==== GIVEN INFORMATION

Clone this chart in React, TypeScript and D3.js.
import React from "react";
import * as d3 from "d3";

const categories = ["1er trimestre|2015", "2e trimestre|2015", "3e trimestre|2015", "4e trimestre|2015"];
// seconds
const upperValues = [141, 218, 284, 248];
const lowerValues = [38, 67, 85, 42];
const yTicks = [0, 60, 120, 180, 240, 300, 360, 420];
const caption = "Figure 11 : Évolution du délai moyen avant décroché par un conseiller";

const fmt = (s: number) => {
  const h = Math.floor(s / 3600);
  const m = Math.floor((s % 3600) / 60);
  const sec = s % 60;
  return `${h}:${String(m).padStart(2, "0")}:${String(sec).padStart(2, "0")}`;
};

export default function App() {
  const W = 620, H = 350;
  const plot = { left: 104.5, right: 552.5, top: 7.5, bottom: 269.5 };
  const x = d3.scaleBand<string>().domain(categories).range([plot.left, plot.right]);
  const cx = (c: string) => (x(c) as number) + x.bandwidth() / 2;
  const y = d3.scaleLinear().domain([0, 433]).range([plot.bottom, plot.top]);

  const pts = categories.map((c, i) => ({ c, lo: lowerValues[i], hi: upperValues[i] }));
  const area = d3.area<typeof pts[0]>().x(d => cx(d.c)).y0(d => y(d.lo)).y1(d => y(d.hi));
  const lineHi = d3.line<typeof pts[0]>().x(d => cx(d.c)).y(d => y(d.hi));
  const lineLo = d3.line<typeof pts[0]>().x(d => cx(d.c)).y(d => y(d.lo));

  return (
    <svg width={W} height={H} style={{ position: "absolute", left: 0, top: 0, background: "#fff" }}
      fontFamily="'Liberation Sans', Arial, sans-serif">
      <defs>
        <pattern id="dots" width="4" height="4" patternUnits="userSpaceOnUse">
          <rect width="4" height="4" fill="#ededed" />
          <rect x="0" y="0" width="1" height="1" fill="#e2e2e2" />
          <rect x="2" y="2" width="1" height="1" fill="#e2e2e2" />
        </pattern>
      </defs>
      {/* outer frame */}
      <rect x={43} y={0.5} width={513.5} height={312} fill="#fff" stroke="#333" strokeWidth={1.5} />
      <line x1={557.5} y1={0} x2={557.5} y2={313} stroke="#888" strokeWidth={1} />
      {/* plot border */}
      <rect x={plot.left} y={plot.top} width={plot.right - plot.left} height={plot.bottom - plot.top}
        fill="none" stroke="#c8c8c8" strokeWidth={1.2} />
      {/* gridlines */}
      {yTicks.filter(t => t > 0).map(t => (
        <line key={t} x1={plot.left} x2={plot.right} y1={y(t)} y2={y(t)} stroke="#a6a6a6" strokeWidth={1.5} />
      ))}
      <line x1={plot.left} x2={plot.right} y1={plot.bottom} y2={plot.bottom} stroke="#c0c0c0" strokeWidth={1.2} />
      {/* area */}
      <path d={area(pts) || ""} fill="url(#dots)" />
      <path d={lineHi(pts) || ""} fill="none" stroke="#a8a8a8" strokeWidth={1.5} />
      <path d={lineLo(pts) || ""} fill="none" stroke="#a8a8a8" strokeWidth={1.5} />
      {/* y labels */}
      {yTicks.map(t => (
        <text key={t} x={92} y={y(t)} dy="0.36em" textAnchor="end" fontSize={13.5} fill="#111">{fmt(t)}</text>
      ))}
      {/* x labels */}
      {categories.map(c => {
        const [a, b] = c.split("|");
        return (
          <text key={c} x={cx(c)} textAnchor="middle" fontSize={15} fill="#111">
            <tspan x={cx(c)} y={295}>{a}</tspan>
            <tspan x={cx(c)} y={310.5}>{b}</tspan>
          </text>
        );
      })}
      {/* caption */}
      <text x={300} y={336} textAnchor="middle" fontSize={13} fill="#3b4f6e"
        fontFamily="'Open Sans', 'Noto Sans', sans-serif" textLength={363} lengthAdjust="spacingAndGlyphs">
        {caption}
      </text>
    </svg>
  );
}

========

GIVEN REQUEST:
Output every line above without altering anything.

FULL ANSWER:
Clone this chart in React, TypeScript and D3.js.
import React from "react";
import * as d3 from "d3";

const categories = ["1er trimestre|2015", "2e trimestre|2015", "3e trimestre|2015", "4e trimestre|2015"];
// seconds
const upperValues = [141, 218, 284, 248];
const lowerValues = [38, 67, 85, 42];
const yTicks = [0, 60, 120, 180, 240, 300, 360, 420];
const caption = "Figure 11 : Évolution du délai moyen avant décroché par un conseiller";

const fmt = (s: number) => {
  const h = Math.floor(s / 3600);
  const m = Math.floor((s % 3600) / 60);
  const sec = s % 60;
  return `${h}:${String(m).padStart(2, "0")}:${String(sec).padStart(2, "0")}`;
};

export default function App() {
  const W = 620, H = 350;
  const plot = { left: 104.5, right: 552.5, top: 7.5, bottom: 269.5 };
  const x = d3.scaleBand<string>().domain(categories).range([plot.left, plot.right]);
  const cx = (c: string) => (x(c) as number) + x.bandwidth() / 2;
  const y = d3.scaleLinear().domain([0, 433]).range([plot.bottom, plot.top]);

  const pts = categories.map((c, i) => ({ c, lo: lowerValues[i], hi: upperValues[i] }));
  const area = d3.area<typeof pts[0]>().x(d => cx(d.c)).y0(d => y(d.lo)).y1(d => y(d.hi));
  const lineHi = d3.line<typeof pts[0]>().x(d => cx(d.c)).y(d => y(d.hi));
  const lineLo = d3.line<typeof pts[0]>().x(d => cx(d.c)).y(d => y(d.lo));

  return (
    <svg width={W} height={H} style={{ position: "absolute", left: 0, top: 0, background: "#fff" }}
      fontFamily="'Liberation Sans', Arial, sans-serif">
      <defs>
        <pattern id="dots" width="4" height="4" patternUnits="userSpaceOnUse">
          <rect width="4" height="4" fill="#ededed" />
          <rect x="0" y="0" width="1" height="1" fill="#e2e2e2" />
          <rect x="2" y="2" width="1" height="1" fill="#e2e2e2" />
        </pattern>
      </defs>
      {/* outer frame */}
      <rect x={43} y={0.5} width={513.5} height={312} fill="#fff" stroke="#333" strokeWidth={1.5} />
      <line x1={557.5} y1={0} x2={557.5} y2={313} stroke="#888" strokeWidth={1} />
      {/* plot border */}
      <rect x={plot.left} y={plot.top} width={plot.right - plot.left} height={plot.bottom - plot.top}
        fill="none" stroke="#c8c8c8" strokeWidth={1.2} />
      {/* gridlines */}
      {yTicks.filter(t => t > 0).map(t => (
        <line key={t} x1={plot.left} x2={plot.right} y1={y(t)} y2={y(t)} stroke="#a6a6a6" strokeWidth={1.5} />
      ))}
      <line x1={plot.left} x2={plot.right} y1={plot.bottom} y2={plot.bottom} stroke="#c0c0c0" strokeWidth={1.2} />
      {/* area */}
      <path d={area(pts) || ""} fill="url(#dots)" />
      <path d={lineHi(pts) || ""} fill="none" stroke="#a8a8a8" strokeWidth={1.5} />
      <path d={lineLo(pts) || ""} fill="none" stroke="#a8a8a8" strokeWidth={1.5} />
      {/* y labels */}
      {yTicks.map(t => (
        <text key={t} x={92} y={y(t)} dy="0.36em" textAnchor="end" fontSize={13.5} fill="#111">{fmt(t)}</text>
      ))}
      {/* x labels */}
      {categories.map(c => {
        const [a, b] = c.split("|");
        return (
          <text key={c} x={cx(c)} textAnchor="middle" fontSize={15} fill="#111">
            <tspan x={cx(c)} y={295}>{a}</tspan>
            <tspan x={cx(c)} y={310.5}>{b}</tspan>
          </text>
        );
      })}
      {/* caption */}
      <text x={300} y={336} textAnchor="middle" fontSize={13} fill="#3b4f6e"
        fontFamily="'Open Sans', 'Noto Sans', sans-serif" textLength={363} lengthAdjust="spacingAndGlyphs">
        {caption}
      </text>
    </svg>
  );
}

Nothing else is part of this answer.